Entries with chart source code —
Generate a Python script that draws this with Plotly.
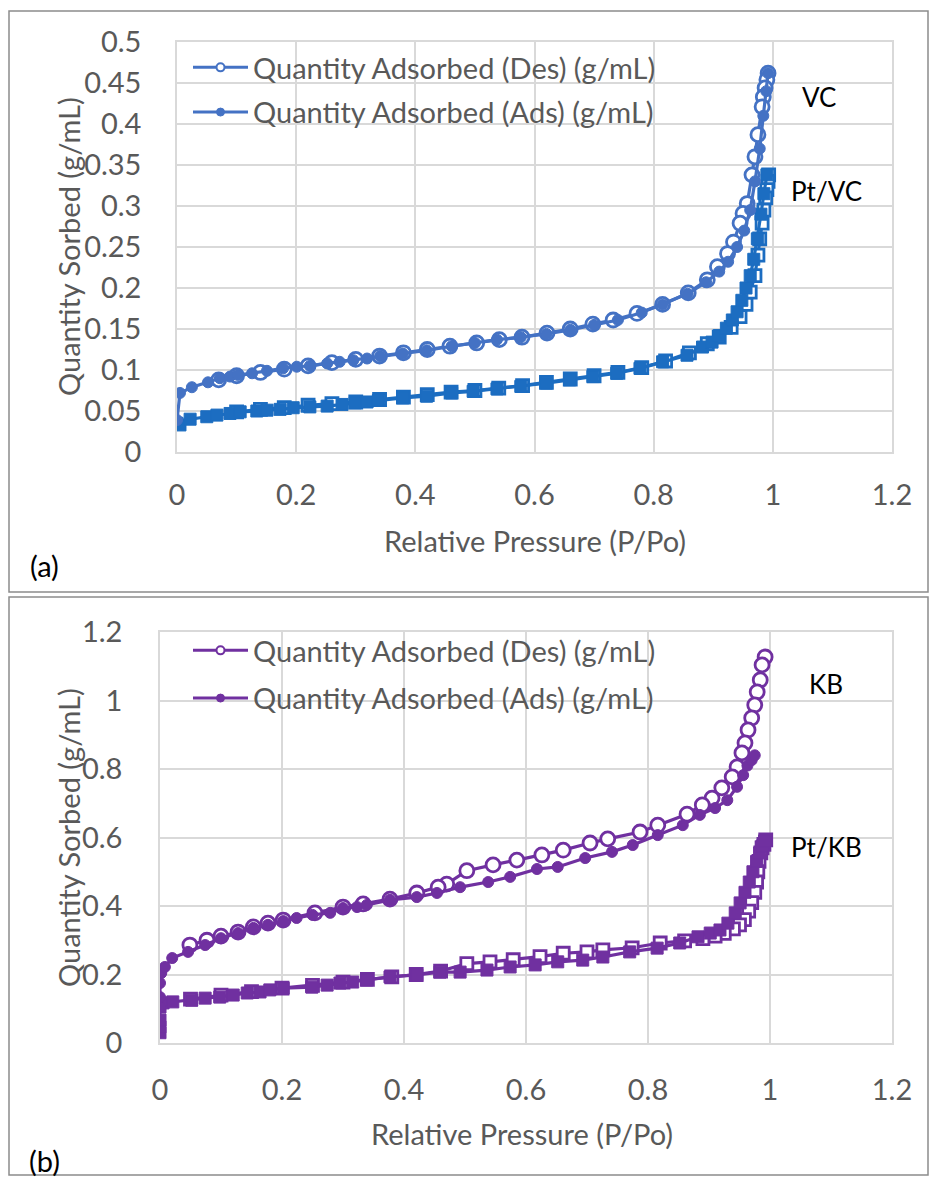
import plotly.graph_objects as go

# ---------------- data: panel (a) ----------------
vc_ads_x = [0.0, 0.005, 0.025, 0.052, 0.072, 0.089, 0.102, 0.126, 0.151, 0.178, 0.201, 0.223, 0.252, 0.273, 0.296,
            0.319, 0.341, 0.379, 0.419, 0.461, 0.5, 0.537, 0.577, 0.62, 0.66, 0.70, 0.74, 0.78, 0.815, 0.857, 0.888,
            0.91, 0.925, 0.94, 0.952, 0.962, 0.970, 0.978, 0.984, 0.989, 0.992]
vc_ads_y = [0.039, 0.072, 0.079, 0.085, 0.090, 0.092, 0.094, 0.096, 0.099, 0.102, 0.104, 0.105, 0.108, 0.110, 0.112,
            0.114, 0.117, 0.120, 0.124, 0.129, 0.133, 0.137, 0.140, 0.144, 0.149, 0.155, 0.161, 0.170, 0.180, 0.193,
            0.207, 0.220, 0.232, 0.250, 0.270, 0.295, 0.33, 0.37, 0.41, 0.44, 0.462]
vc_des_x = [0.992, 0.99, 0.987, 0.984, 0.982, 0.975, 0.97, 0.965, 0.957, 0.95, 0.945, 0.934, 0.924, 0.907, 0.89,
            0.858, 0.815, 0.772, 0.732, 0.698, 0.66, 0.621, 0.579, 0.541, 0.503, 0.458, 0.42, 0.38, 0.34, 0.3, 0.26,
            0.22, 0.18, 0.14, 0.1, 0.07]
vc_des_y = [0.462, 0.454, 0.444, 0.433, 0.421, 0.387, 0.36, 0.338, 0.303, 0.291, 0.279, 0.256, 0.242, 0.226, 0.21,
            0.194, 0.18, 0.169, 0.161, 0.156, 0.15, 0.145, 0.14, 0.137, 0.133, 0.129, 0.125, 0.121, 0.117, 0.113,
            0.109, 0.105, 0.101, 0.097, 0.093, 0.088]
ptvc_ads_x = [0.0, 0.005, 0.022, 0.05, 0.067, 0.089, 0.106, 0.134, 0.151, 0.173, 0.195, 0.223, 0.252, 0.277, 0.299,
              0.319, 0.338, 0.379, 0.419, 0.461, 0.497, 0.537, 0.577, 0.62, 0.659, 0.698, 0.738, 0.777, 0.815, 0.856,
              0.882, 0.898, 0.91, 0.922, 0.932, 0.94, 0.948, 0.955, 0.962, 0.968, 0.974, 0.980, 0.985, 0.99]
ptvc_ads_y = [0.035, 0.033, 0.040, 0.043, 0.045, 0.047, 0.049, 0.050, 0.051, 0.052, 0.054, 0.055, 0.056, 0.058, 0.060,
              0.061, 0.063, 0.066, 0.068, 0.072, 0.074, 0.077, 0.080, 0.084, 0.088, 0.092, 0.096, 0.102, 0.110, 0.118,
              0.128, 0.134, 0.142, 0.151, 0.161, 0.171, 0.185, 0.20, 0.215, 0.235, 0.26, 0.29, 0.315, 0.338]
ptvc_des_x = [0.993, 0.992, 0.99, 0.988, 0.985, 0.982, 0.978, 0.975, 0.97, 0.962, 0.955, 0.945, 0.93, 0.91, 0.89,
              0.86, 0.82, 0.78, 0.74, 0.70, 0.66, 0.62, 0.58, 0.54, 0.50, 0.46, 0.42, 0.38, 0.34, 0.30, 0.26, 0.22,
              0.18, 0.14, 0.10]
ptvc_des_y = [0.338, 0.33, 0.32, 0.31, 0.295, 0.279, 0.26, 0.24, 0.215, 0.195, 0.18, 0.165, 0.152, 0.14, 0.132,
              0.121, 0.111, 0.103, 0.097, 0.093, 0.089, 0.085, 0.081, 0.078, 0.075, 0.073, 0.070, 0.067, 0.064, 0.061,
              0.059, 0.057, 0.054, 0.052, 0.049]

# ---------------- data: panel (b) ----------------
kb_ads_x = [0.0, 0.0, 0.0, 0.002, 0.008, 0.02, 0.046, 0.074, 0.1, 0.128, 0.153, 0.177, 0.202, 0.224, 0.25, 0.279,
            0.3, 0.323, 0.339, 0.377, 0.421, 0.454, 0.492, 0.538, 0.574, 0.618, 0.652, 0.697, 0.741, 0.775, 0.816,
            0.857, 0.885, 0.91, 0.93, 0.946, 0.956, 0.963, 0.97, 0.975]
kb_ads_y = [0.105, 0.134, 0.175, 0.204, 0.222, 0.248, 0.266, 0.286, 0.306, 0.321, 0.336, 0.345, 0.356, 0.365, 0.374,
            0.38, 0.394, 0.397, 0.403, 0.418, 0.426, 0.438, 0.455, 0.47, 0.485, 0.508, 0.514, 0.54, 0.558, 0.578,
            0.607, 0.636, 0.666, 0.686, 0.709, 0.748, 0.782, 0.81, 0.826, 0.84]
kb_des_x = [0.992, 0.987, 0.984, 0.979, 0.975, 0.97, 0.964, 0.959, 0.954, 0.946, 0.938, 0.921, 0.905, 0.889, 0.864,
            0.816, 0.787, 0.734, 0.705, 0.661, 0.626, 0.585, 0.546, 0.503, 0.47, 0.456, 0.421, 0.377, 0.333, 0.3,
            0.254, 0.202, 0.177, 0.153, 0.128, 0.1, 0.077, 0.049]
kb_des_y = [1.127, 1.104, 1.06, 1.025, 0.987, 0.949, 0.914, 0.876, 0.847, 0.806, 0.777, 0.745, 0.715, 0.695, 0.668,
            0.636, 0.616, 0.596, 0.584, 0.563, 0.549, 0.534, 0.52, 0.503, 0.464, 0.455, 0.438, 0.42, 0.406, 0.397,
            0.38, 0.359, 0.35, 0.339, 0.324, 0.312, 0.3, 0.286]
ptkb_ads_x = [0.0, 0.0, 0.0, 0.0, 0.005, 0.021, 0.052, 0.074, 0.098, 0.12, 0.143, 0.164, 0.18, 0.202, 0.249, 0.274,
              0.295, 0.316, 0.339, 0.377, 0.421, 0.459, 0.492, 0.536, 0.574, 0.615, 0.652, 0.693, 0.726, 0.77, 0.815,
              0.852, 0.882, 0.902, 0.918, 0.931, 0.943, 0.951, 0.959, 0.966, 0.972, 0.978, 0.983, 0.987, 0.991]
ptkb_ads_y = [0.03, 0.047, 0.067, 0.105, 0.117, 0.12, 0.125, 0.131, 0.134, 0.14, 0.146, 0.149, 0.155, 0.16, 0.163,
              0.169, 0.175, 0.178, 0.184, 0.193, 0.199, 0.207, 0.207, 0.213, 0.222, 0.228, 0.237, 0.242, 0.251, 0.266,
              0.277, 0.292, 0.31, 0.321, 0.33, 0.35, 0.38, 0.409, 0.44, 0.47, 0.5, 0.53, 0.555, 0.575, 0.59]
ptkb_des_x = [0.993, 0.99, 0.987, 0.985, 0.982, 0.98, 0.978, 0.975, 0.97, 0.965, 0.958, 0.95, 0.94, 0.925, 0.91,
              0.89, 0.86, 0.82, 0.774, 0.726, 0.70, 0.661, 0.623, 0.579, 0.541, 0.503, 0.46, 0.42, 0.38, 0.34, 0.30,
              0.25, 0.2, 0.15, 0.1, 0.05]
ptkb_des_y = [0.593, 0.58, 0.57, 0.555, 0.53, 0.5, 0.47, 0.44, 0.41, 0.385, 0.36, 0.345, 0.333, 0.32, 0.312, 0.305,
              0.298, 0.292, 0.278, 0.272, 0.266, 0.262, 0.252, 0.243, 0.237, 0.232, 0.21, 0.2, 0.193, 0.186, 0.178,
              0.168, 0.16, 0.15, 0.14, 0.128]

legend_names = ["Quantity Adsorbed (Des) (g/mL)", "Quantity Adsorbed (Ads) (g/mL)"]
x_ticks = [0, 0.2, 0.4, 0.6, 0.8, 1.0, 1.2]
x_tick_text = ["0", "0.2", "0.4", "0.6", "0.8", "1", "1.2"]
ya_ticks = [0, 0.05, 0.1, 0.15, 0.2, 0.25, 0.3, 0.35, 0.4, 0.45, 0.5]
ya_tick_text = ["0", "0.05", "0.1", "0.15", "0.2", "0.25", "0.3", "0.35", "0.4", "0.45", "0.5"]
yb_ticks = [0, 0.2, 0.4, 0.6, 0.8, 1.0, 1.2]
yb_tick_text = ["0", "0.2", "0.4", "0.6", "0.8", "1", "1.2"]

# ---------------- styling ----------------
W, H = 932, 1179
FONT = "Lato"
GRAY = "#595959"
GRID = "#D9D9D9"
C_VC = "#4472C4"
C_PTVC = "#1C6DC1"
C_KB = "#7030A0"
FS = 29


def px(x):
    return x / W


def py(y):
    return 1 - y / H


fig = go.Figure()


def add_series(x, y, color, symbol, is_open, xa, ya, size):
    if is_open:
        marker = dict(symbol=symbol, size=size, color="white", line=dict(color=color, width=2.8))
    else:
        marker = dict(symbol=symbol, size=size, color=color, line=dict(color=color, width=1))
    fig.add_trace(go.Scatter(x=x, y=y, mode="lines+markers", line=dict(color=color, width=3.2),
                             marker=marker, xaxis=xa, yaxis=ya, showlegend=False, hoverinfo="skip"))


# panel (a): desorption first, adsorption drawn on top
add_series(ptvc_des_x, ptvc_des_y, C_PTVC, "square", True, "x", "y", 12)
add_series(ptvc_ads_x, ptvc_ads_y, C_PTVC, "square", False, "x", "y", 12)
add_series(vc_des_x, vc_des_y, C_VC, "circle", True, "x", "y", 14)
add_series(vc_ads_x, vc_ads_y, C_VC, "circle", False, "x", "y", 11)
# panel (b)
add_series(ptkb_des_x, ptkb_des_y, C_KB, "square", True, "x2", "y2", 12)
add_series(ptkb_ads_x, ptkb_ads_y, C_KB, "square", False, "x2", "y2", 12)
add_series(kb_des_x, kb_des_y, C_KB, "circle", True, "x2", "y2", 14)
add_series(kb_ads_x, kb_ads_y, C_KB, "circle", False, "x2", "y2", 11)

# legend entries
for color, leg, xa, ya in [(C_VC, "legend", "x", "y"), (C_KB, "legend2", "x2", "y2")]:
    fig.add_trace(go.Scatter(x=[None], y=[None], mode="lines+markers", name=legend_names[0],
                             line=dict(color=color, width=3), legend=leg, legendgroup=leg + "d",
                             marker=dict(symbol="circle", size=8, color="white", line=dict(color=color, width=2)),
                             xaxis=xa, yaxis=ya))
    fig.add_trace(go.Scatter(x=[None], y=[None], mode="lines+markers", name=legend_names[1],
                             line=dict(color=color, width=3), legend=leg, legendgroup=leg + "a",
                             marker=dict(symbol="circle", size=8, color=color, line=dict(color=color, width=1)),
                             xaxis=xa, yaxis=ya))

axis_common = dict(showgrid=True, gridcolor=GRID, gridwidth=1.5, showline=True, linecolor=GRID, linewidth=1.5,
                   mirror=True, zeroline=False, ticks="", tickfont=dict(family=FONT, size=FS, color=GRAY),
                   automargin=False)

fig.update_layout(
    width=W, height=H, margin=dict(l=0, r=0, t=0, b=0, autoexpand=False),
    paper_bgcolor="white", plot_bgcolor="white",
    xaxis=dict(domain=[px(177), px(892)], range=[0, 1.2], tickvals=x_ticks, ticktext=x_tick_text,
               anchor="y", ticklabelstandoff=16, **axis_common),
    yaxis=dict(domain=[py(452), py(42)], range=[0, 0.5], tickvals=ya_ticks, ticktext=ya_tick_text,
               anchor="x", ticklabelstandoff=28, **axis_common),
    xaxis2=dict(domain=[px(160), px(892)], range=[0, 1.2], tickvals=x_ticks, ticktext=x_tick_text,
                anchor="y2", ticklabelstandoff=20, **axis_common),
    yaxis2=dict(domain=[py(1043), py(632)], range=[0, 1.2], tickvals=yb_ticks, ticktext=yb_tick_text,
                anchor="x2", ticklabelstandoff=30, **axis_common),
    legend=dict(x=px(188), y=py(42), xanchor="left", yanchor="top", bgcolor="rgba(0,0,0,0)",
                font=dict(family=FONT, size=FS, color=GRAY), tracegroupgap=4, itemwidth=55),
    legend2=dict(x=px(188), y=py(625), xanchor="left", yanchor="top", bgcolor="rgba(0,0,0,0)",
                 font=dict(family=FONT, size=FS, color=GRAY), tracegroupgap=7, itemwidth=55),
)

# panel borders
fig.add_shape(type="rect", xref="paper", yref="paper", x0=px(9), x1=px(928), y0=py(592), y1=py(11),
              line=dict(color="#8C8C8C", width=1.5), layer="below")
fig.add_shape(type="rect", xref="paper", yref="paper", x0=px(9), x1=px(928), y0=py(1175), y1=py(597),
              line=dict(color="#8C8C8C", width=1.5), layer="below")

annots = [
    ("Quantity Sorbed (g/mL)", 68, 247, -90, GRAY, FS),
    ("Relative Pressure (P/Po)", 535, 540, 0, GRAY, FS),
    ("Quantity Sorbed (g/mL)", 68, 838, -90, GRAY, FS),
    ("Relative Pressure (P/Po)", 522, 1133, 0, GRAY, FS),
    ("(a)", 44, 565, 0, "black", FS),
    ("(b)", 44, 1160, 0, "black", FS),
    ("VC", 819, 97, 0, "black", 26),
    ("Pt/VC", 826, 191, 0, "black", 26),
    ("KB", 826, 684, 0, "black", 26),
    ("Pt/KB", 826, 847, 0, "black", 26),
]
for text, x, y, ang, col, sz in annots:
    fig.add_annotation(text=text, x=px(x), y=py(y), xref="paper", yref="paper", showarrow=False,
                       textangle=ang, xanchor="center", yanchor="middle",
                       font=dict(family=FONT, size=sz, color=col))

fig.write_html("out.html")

* * *

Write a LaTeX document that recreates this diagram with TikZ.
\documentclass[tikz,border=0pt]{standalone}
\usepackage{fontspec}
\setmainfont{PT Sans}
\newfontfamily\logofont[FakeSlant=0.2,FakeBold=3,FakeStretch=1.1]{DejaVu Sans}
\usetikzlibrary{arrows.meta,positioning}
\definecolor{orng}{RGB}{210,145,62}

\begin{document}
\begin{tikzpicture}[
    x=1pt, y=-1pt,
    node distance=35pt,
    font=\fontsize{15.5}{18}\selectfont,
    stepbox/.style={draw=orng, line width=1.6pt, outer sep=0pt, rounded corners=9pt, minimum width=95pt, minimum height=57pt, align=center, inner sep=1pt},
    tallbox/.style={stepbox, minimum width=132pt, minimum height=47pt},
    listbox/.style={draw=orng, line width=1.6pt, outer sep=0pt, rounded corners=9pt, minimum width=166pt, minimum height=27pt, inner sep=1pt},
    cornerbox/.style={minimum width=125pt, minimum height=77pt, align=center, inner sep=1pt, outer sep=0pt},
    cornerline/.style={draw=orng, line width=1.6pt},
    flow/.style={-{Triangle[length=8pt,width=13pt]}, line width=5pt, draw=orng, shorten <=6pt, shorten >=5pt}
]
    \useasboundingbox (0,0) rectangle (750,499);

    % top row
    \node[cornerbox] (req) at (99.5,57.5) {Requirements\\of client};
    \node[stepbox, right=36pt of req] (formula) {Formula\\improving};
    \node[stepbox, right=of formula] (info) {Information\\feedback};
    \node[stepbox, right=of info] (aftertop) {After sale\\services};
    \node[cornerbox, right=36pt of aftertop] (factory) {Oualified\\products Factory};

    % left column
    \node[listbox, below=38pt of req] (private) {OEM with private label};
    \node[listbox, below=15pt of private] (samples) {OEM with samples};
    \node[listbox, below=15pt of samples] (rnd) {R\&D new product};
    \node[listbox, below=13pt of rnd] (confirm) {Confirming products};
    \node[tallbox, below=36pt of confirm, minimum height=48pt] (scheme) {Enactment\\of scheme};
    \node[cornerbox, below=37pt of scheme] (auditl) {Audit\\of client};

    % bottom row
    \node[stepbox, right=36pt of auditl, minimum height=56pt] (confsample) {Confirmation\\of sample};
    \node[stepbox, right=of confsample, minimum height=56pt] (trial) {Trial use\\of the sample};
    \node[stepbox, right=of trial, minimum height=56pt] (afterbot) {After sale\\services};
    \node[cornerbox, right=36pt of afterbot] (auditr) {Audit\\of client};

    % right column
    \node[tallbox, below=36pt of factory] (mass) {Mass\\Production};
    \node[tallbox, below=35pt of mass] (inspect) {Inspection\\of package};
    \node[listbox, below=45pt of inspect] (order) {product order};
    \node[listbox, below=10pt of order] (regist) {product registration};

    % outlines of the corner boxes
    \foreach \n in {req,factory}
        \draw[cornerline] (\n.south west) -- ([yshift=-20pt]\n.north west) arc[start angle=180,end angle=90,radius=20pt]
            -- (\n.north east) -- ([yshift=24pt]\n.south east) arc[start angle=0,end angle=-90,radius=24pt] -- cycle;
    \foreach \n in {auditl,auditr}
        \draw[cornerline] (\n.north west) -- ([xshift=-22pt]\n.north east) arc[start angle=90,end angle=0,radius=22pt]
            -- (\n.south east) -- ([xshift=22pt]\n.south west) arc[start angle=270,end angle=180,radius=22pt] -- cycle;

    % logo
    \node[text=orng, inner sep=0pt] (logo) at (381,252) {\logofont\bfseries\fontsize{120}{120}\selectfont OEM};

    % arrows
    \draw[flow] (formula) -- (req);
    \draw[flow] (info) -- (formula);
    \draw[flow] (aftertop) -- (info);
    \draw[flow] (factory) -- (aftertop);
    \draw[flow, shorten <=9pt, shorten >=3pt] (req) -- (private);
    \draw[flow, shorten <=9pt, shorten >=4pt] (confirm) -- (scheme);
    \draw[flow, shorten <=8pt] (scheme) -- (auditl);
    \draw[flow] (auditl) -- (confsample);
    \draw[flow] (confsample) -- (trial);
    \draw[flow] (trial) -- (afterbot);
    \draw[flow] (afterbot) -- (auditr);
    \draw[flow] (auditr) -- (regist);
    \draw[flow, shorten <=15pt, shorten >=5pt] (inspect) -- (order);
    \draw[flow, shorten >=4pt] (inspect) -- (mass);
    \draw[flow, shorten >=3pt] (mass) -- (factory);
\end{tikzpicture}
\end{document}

The task —
In the listing above, find the line with "Generate a Python" and the line with "import plotly.graph_objects as go". Copy exactly those two and every line between, without the pictures.

Output for this exercise —
Generate a Python script that draws this with Plotly.
import plotly.graph_objects as go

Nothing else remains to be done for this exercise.